The reasons for 대한항공’s financial strain are manifold. In March 2026, the airline reacquired 대한항공씨앤디서비스 (C&D) for 750 billion KRW, taking on an additional 710 billion KRW in debt guarantees. As of the end of 2025, the company’s consolidated debt ratio had climbed to 339.9%, with its net debt ratio rising sharply from 114.2% to 147.5%. The dual pressures of a global fuel price spike—jet fuel prices in Singapore have more than doubled since the onset of the Middle East conflict, which was triggered by a U.S. airstrike on Iran in February—and a weakening won have only compounded the burden.

In response, 대한항공 has expanded its annual bond issuance limit to 2 trillion KRW and is proactively seeking funds through multiple channels. Still, with the full integration of 아시아나항공 (Asiana Airlines) scheduled for December and a major aircraft procurement plan looming, the company’s financial pressures are unlikely to ease anytime soon.

Across the board, airlines are bracing for even tougher months ahead. While strong passenger numbers in the first quarter provided a temporary reprieve, the outlook for the second quarter is bleak. Fixed costs are rising, demand is softening, and the specter of even higher fuel surcharges looms large. The industry expects May’s international flight fuel surcharge—due to be announced on April 16—to hit its maximum level of 33 steps, piling even more costs onto already stretched carriers. Should peace talks between the U.S. and Iran break down, there’s every reason to believe these surcharges could stay elevated for the foreseeable future.

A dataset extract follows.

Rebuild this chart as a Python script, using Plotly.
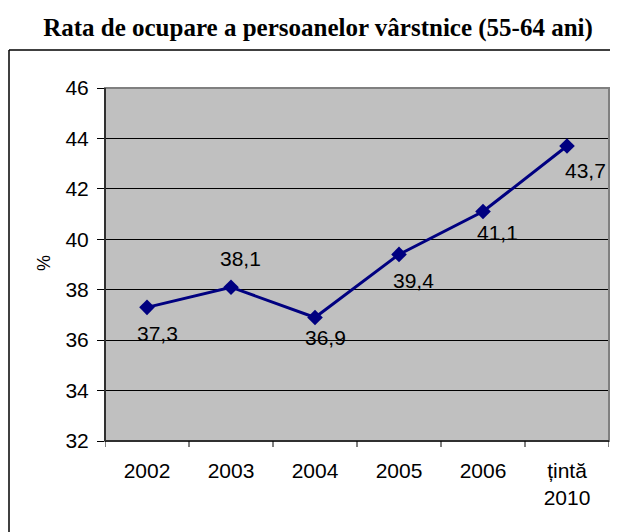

Despite these daunting headwinds, airlines are not standing still. Even as they operate flights at a loss, LCCs are locked in a fierce discount battle to attract customers and shore up market share. The strategy, according to industry insiders, is to focus on stable management and selectively secure overseas routes that promise long-term growth. As one aviation management professor told MTN, “Large airlines have some flexibility thanks to hedging, but low-cost carriers are much more vulnerable to external shocks and may have no choice but to consider restructuring.”

In the end, the fate of South Korea’s airline industry may hinge on factors far beyond its control: the price of oil, the value of the won, and the unpredictable winds of global politics. For now, carriers are doing what they can—cutting costs, raising funds, and hoping for calmer skies ahead.